* WHAT YOU WILL DO
Pictures do not belong in your copy. Repeat all the other data exactly.

* AVAILABLE DATA
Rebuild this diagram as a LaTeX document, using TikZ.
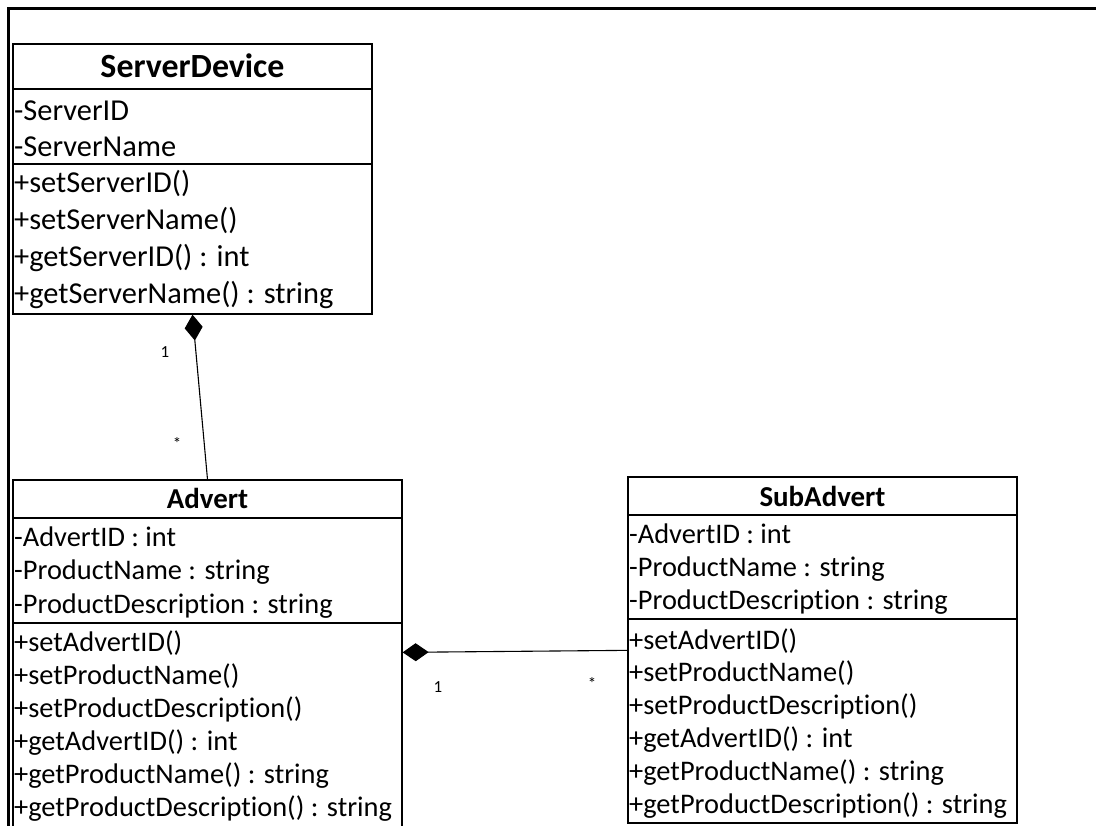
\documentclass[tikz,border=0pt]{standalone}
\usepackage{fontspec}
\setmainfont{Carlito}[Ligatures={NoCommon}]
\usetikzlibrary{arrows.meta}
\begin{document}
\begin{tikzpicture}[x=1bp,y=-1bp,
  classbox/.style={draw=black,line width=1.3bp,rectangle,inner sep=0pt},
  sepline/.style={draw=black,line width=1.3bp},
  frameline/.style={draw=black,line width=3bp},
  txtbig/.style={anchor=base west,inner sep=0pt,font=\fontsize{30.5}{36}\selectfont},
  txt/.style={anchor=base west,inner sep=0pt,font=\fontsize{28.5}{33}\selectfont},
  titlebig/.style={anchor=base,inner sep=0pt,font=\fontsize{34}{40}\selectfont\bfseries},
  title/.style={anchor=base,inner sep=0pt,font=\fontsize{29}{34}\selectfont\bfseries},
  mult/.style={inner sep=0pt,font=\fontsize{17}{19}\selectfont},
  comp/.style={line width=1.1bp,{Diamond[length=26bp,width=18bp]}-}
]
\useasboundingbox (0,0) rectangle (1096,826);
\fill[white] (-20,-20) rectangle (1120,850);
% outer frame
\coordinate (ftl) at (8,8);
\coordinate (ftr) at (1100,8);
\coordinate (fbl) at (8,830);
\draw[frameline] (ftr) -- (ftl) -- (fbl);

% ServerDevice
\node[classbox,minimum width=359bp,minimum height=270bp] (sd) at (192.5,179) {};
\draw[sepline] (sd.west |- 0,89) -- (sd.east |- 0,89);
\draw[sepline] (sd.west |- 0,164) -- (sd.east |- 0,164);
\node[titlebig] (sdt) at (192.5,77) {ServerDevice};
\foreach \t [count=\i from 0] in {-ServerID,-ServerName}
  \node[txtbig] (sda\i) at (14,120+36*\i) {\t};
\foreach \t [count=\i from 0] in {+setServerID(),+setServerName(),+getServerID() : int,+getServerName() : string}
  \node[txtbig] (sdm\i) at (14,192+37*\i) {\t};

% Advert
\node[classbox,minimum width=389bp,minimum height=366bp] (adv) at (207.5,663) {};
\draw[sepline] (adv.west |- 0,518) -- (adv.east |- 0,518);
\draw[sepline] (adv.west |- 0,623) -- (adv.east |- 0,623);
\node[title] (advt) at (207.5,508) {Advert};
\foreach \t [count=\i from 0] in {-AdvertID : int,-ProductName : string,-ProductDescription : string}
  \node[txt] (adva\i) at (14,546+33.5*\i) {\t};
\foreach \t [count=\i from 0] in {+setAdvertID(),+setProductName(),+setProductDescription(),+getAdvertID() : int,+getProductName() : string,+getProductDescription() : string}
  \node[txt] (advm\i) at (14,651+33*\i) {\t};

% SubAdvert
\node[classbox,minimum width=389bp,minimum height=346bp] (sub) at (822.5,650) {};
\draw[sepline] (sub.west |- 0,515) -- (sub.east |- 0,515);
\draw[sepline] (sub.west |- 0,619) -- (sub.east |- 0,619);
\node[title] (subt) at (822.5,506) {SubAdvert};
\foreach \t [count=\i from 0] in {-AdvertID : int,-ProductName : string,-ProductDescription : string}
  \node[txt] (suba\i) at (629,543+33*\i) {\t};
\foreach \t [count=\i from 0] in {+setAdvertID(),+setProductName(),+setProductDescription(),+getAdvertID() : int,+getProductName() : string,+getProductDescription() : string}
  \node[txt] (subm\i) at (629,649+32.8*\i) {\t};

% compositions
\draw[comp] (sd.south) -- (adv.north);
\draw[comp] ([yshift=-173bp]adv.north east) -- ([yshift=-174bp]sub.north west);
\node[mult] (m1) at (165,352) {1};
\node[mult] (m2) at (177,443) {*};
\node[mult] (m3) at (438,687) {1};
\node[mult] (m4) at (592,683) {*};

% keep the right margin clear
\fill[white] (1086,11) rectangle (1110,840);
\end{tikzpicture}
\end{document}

* ANSWER FOR THE TASK
Rebuild this diagram as a LaTeX document, using TikZ.
\documentclass[tikz,border=0pt]{standalone}
\usepackage{fontspec}
\setmainfont{Carlito}[Ligatures={NoCommon}]
\usetikzlibrary{arrows.meta}
\begin{document}
\begin{tikzpicture}[x=1bp,y=-1bp,
  classbox/.style={draw=black,line width=1.3bp,rectangle,inner sep=0pt},
  sepline/.style={draw=black,line width=1.3bp},
  frameline/.style={draw=black,line width=3bp},
  txtbig/.style={anchor=base west,inner sep=0pt,font=\fontsize{30.5}{36}\selectfont},
  txt/.style={anchor=base west,inner sep=0pt,font=\fontsize{28.5}{33}\selectfont},
  titlebig/.style={anchor=base,inner sep=0pt,font=\fontsize{34}{40}\selectfont\bfseries},
  title/.style={anchor=base,inner sep=0pt,font=\fontsize{29}{34}\selectfont\bfseries},
  mult/.style={inner sep=0pt,font=\fontsize{17}{19}\selectfont},
  comp/.style={line width=1.1bp,{Diamond[length=26bp,width=18bp]}-}
]
\useasboundingbox (0,0) rectangle (1096,826);
\fill[white] (-20,-20) rectangle (1120,850);
% outer frame
\coordinate (ftl) at (8,8);
\coordinate (ftr) at (1100,8);
\coordinate (fbl) at (8,830);
\draw[frameline] (ftr) -- (ftl) -- (fbl);

% ServerDevice
\node[classbox,minimum width=359bp,minimum height=270bp] (sd) at (192.5,179) {};
\draw[sepline] (sd.west |- 0,89) -- (sd.east |- 0,89);
\draw[sepline] (sd.west |- 0,164) -- (sd.east |- 0,164);
\node[titlebig] (sdt) at (192.5,77) {ServerDevice};
\foreach \t [count=\i from 0] in {-ServerID,-ServerName}
  \node[txtbig] (sda\i) at (14,120+36*\i) {\t};
\foreach \t [count=\i from 0] in {+setServerID(),+setServerName(),+getServerID() : int,+getServerName() : string}
  \node[txtbig] (sdm\i) at (14,192+37*\i) {\t};

% Advert
\node[classbox,minimum width=389bp,minimum height=366bp] (adv) at (207.5,663) {};
\draw[sepline] (adv.west |- 0,518) -- (adv.east |- 0,518);
\draw[sepline] (adv.west |- 0,623) -- (adv.east |- 0,623);
\node[title] (advt) at (207.5,508) {Advert};
\foreach \t [count=\i from 0] in {-AdvertID : int,-ProductName : string,-ProductDescription : string}
  \node[txt] (adva\i) at (14,546+33.5*\i) {\t};
\foreach \t [count=\i from 0] in {+setAdvertID(),+setProductName(),+setProductDescription(),+getAdvertID() : int,+getProductName() : string,+getProductDescription() : string}
  \node[txt] (advm\i) at (14,651+33*\i) {\t};

% SubAdvert
\node[classbox,minimum width=389bp,minimum height=346bp] (sub) at (822.5,650) {};
\draw[sepline] (sub.west |- 0,515) -- (sub.east |- 0,515);
\draw[sepline] (sub.west |- 0,619) -- (sub.east |- 0,619);
\node[title] (subt) at (822.5,506) {SubAdvert};
\foreach \t [count=\i from 0] in {-AdvertID : int,-ProductName : string,-ProductDescription : string}
  \node[txt] (suba\i) at (629,543+33*\i) {\t};
\foreach \t [count=\i from 0] in {+setAdvertID(),+setProductName(),+setProductDescription(),+getAdvertID() : int,+getProductName() : string,+getProductDescription() : string}
  \node[txt] (subm\i) at (629,649+32.8*\i) {\t};

% compositions
\draw[comp] (sd.south) -- (adv.north);
\draw[comp] ([yshift=-173bp]adv.north east) -- ([yshift=-174bp]sub.north west);
\node[mult] (m1) at (165,352) {1};
\node[mult] (m2) at (177,443) {*};
\node[mult] (m3) at (438,687) {1};
\node[mult] (m4) at (592,683) {*};

% keep the right margin clear
\fill[white] (1086,11) rectangle (1110,840);
\end{tikzpicture}
\end{document}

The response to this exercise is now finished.